# f(x) = |x^2 - 4|. Find the two points at which the function is not differentiable. For the larger of the two points, find the left andright limit of the slope of the function.

*print*Print*list*Cite

### 1 Answer

`|x^2-4|` is either `x^2-4` or `-(x^2-4)`

These are both differentiable functions (all polynomials are).

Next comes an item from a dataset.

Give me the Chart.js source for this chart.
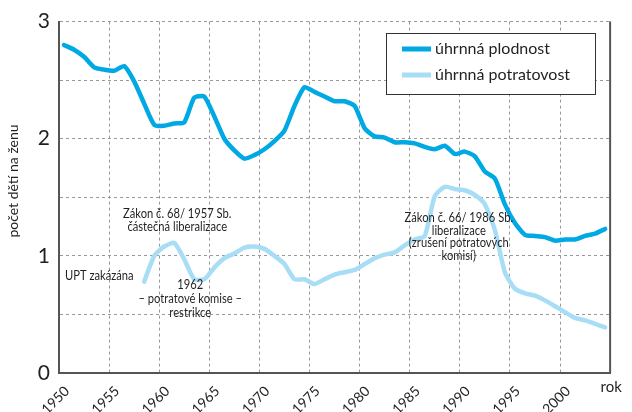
<!DOCTYPE html>
<html><head><meta charset="utf-8">
<title>Úhrnná plodnost a potratovost</title>
<script src="https://cdn.jsdelivr.net/npm/chart.js"></script>
<style>
  html, body { margin: 0; padding: 0; background: #ffffff; }
  #wrap { width: 632px; height: 412px; position: relative; }
</style>
</head>
<body>
<div id="wrap"><canvas id="chart" width="632" height="412"></canvas></div>
<script>
// roky a hodnoty
const plodnostYears = [1950,1951,1952,1953,1954,1955,1956,1957,1958,1959,
  1960,1961,1962,1963,1964,1965,1966,1967,1968,1969,
  1970,1971,1972,1973,1974,1975,1976,1977,1978,1979,
  1980,1981,1982,1983,1984,1985,1986,1987,1988,1989,
  1990,1991,1992,1993,1994,1995,1996,1997,1998,1999,
  2000,2001,2002,2003,2004];
const plodnost = [2.80,2.76,2.70,2.61,2.59,2.58,2.62,2.49,2.30,2.12,
  2.11,2.13,2.14,2.35,2.36,2.19,2.00,1.90,1.83,1.86,
  1.91,1.98,2.07,2.28,2.44,2.40,2.36,2.32,2.32,2.28,
  2.09,2.02,2.01,1.97,1.97,1.96,1.93,1.91,1.94,1.87,
  1.89,1.85,1.72,1.66,1.44,1.28,1.18,1.17,1.16,1.13,
  1.14,1.14,1.17,1.19,1.23];

const potratYears = [1958,1959,
  1960,1961,1962,1963,1964,1965,1966,1967,1968,1969,
  1970,1971,1972,1973,1974,1975,1976,1977,1978,1979,
  1980,1981,1982,1983,1984,1985,1986,1987,1988,1989,
  1990,1991,1992,1993,1994,1995,1996,1997,1998,1999,
  2000,2001,2002,2003,2004];
const potratovost = [0.78,1.00,
  1.08,1.11,0.97,0.80,0.80,0.90,0.98,1.02,1.07,1.08,
  1.06,1.00,0.93,0.80,0.80,0.76,0.80,0.84,0.86,0.88,
  0.93,0.98,1.01,1.03,1.09,1.14,1.17,1.51,1.59,1.57,
  1.56,1.52,1.44,1.22,0.86,0.72,0.68,0.66,0.62,0.57,
  0.52,0.47,0.45,0.42,0.39];

const seriesNames = ['úhrnná plodnost', 'úhrnná potratovost'];
const yTickLabels = ['0', '1', '2', '3'];

const notes = [
  { x: 1961.8, y: 1.36, align: 'center', lines: ['Zákon č. 68/ 1957 Sb.', 'částečná liberalizace'], lh: 13 },
  { x: 1957.45, y: 0.83, align: 'right', lines: ['UPT zakázána'], lh: 13 },
  { x: 1963.1, y: 0.75, align: 'center', lines: ['1962', '– potratové komise –', 'restrikce'], lh: 14 },
  { x: 1989.9, y: 1.325, align: 'center', lines: ['Zákon č. 66/ 1986 Sb.', 'liberalizace', '(zrušení potratových', 'komisí)'], lh: 12.7 }
];

const C_PLOD = '#00a9e4';
const C_POTR = '#a8ddf6';
const TXT = '#231f20';

// data bod leží uprostřed roku
const toPoints = (years, vals) => years.map((y, i) => ({ x: y + 0.5, y: vals[i] }));

const extras = {
  id: 'extras',
  afterDraw(chart) {
    const ctx = chart.ctx;
    const a = chart.chartArea;
    const xs = chart.scales.x, ys = chart.scales.y;
    ctx.save();

    // pravý okraj
    ctx.strokeStyle = '#555';
    ctx.lineWidth = 2;
    ctx.beginPath();
    ctx.moveTo(a.right, a.top);
    ctx.lineTo(a.right, a.bottom);
    ctx.stroke();

    // legenda
    ctx.fillStyle = '#fff';
    ctx.fillRect(386, 33, 209, 61);
    ctx.strokeStyle = '#333';
    ctx.lineWidth = 1;
    ctx.strokeRect(386.5, 33.5, 209, 61);
    [C_PLOD, C_POTR].forEach((c, i) => {
      const ly = 49 + i * 26;
      ctx.strokeStyle = c;
      ctx.lineWidth = 5;
      ctx.beginPath();
      ctx.moveTo(402, ly);
      ctx.lineTo(431, ly);
      ctx.stroke();
      ctx.fillStyle = TXT;
      ctx.font = '16px "Lato", sans-serif';
      ctx.textAlign = 'left';
      ctx.textBaseline = 'middle';
      ctx.fillText(seriesNames[i], 435, ly);
    });

    // poznámky (zúžené písmo)
    ctx.font = '13px "Lato", sans-serif';
    ctx.fillStyle = TXT;
    ctx.textBaseline = 'middle';
    notes.forEach(n => {
      const px = xs.getPixelForValue(n.x);
      const py = ys.getPixelForValue(n.y);
      ctx.textAlign = n.align;
      n.lines.forEach((t, i) => {
        ctx.save();
        ctx.translate(px, py + i * n.lh);
        ctx.scale(0.86, 1);
        ctx.fillText(t, 0, 0);
        ctx.restore();
      });
    });

    // popisek osy y
    ctx.save();
    ctx.translate(13, 181);
    ctx.rotate(-Math.PI / 2);
    ctx.font = '14px "Lato", sans-serif';
    ctx.textAlign = 'center';
    ctx.textBaseline = 'middle';
    ctx.fillText('počet dětí na ženu', 0, 0);
    ctx.restore();

    // popisek osy x
    ctx.font = '15px "Lato", sans-serif';
    ctx.textAlign = 'center';
    ctx.textBaseline = 'middle';
    ctx.fillText('rok', a.right + 1, 387);

    ctx.restore();
  }
};

new Chart(document.getElementById('chart'), {
  type: 'line',
  data: {
    datasets: [
      {
        label: seriesNames[0],
        data: toPoints(plodnostYears, plodnost),
        borderColor: C_PLOD,
        borderWidth: 4.5,
        pointRadius: 0,
        tension: 0.2,
        borderCapStyle: 'round',
        borderJoinStyle: 'round'
      },
      {
        label: seriesNames[1],
        data: toPoints(potratYears, potratovost),
        borderColor: C_POTR,
        borderWidth: 4.5,
        pointRadius: 0,
        tension: 0.2,
        borderCapStyle: 'round',
        borderJoinStyle: 'round'
      }
    ]
  },
  options: {
    responsive: false,
    animation: false,
    devicePixelRatio: 1,
    layout: { padding: { top: 13, right: 13, left: 0, bottom: 0 } },
    plugins: { legend: { display: false }, tooltip: { enabled: false } },
    scales: {
      x: {
        type: 'linear',
        min: 1950,
        max: 2005,
        grid: { color: '#999999', lineWidth: 1, drawTicks: false },
        border: { color: '#555', width: 2, dash: [3, 3] },
        ticks: {
          stepSize: 5,
          autoSkip: false,
          minRotation: 45,
          maxRotation: 45,
          padding: 10,
          labelOffset: 8,
          color: TXT,
          font: { family: 'Lato', size: 14 },
          callback: v => (v === 2005 ? '' : String(v))
        },
        afterFit: s => { s.height = 39; }
      },
      y: {
        min: 0,
        max: 3,
        grid: { color: '#999999', lineWidth: 1, drawTicks: false },
        border: { color: '#555', width: 2, dash: [3, 3] },
        ticks: {
          stepSize: 0.5,
          padding: 9,
          color: TXT,
          font: { family: 'Lato', size: 21 },
          callback: v => (Number.isInteger(v) ? yTickLabels[v] : '')
        },
        afterFit: s => { s.width = 59; }
      }
    }
  },
  plugins: [extras]
});
</script>
</body></html>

Thus the only time a problem can occur is when the function switches between `x^2-4` and `-(x^2-4)` . That is, the only place the function can fail to be differentiable is when `|x^2-4| = 0`

`|x^2-4|=0` can only happen if `x^2-4=0`

Thus: `(x-2)(x+2)=0` , so `x= +- 2`

Consider the larger of these two points, `x=2`

If x is a little bit larger than 2, then `x^2-4>0` , so `|x^2-4|=x^2-4`

But if x is a little bit smaller than 2, then `x^2-4<0` so `|x^2-4|=-x^2+4`

So we can take the right and left handed limits:

`lim_(x->2^+) (|x^2-4|-0)/(x-2)`

` = lim_(x->2^+) (x^2-4)/(x-2)`

` = lim_(x->2^+) ((x+2)(x-2))/(x-2)`

` = lim_(x->2^+) (x+2) = 4`

`lim_(x->2^-) (|x^2-4|-0)/(x-2)`

` = lim_(x->2^-) (-x^2+4)/(x-2)`

` = lim_(x->2^-) (-(x+2)(x-2))/(x-2)`

` = lim_(x->2^-) -(x+2) = -4`